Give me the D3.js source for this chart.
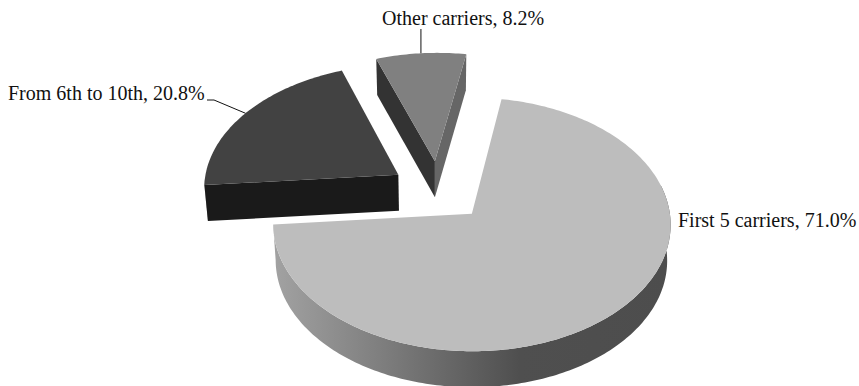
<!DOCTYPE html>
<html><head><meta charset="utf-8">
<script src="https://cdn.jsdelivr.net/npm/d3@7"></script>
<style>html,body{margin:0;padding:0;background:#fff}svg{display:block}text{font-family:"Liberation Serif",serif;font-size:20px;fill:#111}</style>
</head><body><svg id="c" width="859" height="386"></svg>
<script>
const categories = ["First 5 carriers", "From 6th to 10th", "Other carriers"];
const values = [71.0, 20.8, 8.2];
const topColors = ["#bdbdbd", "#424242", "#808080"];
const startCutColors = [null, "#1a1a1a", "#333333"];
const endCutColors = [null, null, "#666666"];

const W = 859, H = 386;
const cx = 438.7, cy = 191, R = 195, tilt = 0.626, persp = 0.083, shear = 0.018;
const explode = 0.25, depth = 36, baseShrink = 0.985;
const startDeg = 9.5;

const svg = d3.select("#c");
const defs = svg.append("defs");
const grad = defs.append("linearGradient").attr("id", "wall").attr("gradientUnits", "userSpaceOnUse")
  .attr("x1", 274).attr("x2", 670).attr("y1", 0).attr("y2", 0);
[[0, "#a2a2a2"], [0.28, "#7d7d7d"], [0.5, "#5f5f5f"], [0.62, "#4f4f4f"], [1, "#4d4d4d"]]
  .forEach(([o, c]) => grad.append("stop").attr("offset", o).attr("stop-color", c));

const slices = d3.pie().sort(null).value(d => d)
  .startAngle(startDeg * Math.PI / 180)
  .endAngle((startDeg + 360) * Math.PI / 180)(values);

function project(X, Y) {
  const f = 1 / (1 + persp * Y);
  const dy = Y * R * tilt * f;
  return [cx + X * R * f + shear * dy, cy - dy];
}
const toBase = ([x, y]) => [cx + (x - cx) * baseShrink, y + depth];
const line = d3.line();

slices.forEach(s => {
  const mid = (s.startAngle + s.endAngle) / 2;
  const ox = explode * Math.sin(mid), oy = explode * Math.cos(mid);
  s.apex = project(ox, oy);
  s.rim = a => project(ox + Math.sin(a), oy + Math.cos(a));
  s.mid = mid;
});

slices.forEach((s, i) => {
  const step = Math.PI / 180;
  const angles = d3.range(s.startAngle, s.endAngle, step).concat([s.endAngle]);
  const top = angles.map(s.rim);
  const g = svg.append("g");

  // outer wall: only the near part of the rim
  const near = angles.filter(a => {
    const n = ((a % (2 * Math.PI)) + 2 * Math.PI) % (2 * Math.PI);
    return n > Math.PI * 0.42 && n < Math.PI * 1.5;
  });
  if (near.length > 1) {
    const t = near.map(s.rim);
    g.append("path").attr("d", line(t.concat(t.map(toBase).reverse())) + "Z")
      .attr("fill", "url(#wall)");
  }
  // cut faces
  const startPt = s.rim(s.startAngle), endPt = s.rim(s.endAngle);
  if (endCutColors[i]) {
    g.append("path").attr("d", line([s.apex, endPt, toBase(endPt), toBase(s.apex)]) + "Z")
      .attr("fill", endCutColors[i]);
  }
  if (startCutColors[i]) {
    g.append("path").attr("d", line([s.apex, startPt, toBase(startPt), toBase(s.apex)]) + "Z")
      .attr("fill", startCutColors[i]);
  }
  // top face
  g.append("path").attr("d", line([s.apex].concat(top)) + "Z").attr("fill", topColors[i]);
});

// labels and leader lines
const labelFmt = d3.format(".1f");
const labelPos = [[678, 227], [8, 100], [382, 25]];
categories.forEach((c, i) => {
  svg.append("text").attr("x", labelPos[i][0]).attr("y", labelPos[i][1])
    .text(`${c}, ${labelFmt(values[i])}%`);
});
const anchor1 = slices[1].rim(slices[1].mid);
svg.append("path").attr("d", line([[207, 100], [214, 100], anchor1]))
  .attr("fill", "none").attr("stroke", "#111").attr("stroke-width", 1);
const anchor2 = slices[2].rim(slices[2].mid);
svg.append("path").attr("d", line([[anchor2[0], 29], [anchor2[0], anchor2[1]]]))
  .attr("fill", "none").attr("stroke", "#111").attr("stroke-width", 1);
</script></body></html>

⁂

[Problem statement]: Go through the listing above and quote it exactly, apart from its images.

[Finished exercise]:
Give me the D3.js source for this chart.
<!DOCTYPE html>
<html><head><meta charset="utf-8">
<script src="https://cdn.jsdelivr.net/npm/d3@7"></script>
<style>html,body{margin:0;padding:0;background:#fff}svg{display:block}text{font-family:"Liberation Serif",serif;font-size:20px;fill:#111}</style>
</head><body><svg id="c" width="859" height="386"></svg>
<script>
const categories = ["First 5 carriers", "From 6th to 10th", "Other carriers"];
const values = [71.0, 20.8, 8.2];
const topColors = ["#bdbdbd", "#424242", "#808080"];
const startCutColors = [null, "#1a1a1a", "#333333"];
const endCutColors = [null, null, "#666666"];

const W = 859, H = 386;
const cx = 438.7, cy = 191, R = 195, tilt = 0.626, persp = 0.083, shear = 0.018;
const explode = 0.25, depth = 36, baseShrink = 0.985;
const startDeg = 9.5;

const svg = d3.select("#c");
const defs = svg.append("defs");
const grad = defs.append("linearGradient").attr("id", "wall").attr("gradientUnits", "userSpaceOnUse")
  .attr("x1", 274).attr("x2", 670).attr("y1", 0).attr("y2", 0);
[[0, "#a2a2a2"], [0.28, "#7d7d7d"], [0.5, "#5f5f5f"], [0.62, "#4f4f4f"], [1, "#4d4d4d"]]
  .forEach(([o, c]) => grad.append("stop").attr("offset", o).attr("stop-color", c));

const slices = d3.pie().sort(null).value(d => d)
  .startAngle(startDeg * Math.PI / 180)
  .endAngle((startDeg + 360) * Math.PI / 180)(values);

function project(X, Y) {
  const f = 1 / (1 + persp * Y);
  const dy = Y * R * tilt * f;
  return [cx + X * R * f + shear * dy, cy - dy];
}
const toBase = ([x, y]) => [cx + (x - cx) * baseShrink, y + depth];
const line = d3.line();

slices.forEach(s => {
  const mid = (s.startAngle + s.endAngle) / 2;
  const ox = explode * Math.sin(mid), oy = explode * Math.cos(mid);
  s.apex = project(ox, oy);
  s.rim = a => project(ox + Math.sin(a), oy + Math.cos(a));
  s.mid = mid;
});

slices.forEach((s, i) => {
  const step = Math.PI / 180;
  const angles = d3.range(s.startAngle, s.endAngle, step).concat([s.endAngle]);
  const top = angles.map(s.rim);
  const g = svg.append("g");

  // outer wall: only the near part of the rim
  const near = angles.filter(a => {
    const n = ((a % (2 * Math.PI)) + 2 * Math.PI) % (2 * Math.PI);
    return n > Math.PI * 0.42 && n < Math.PI * 1.5;
  });
  if (near.length > 1) {
    const t = near.map(s.rim);
    g.append("path").attr("d", line(t.concat(t.map(toBase).reverse())) + "Z")
      .attr("fill", "url(#wall)");
  }
  // cut faces
  const startPt = s.rim(s.startAngle), endPt = s.rim(s.endAngle);
  if (endCutColors[i]) {
    g.append("path").attr("d", line([s.apex, endPt, toBase(endPt), toBase(s.apex)]) + "Z")
      .attr("fill", endCutColors[i]);
  }
  if (startCutColors[i]) {
    g.append("path").attr("d", line([s.apex, startPt, toBase(startPt), toBase(s.apex)]) + "Z")
      .attr("fill", startCutColors[i]);
  }
  // top face
  g.append("path").attr("d", line([s.apex].concat(top)) + "Z").attr("fill", topColors[i]);
});

// labels and leader lines
const labelFmt = d3.format(".1f");
const labelPos = [[678, 227], [8, 100], [382, 25]];
categories.forEach((c, i) => {
  svg.append("text").attr("x", labelPos[i][0]).attr("y", labelPos[i][1])
    .text(`${c}, ${labelFmt(values[i])}%`);
});
const anchor1 = slices[1].rim(slices[1].mid);
svg.append("path").attr("d", line([[207, 100], [214, 100], anchor1]))
  .attr("fill", "none").attr("stroke", "#111").attr("stroke-width", 1);
const anchor2 = slices[2].rim(slices[2].mid);
svg.append("path").attr("d", line([[anchor2[0], 29], [anchor2[0], anchor2[1]]]))
  .attr("fill", "none").attr("stroke", "#111").attr("stroke-width", 1);
</script></body></html>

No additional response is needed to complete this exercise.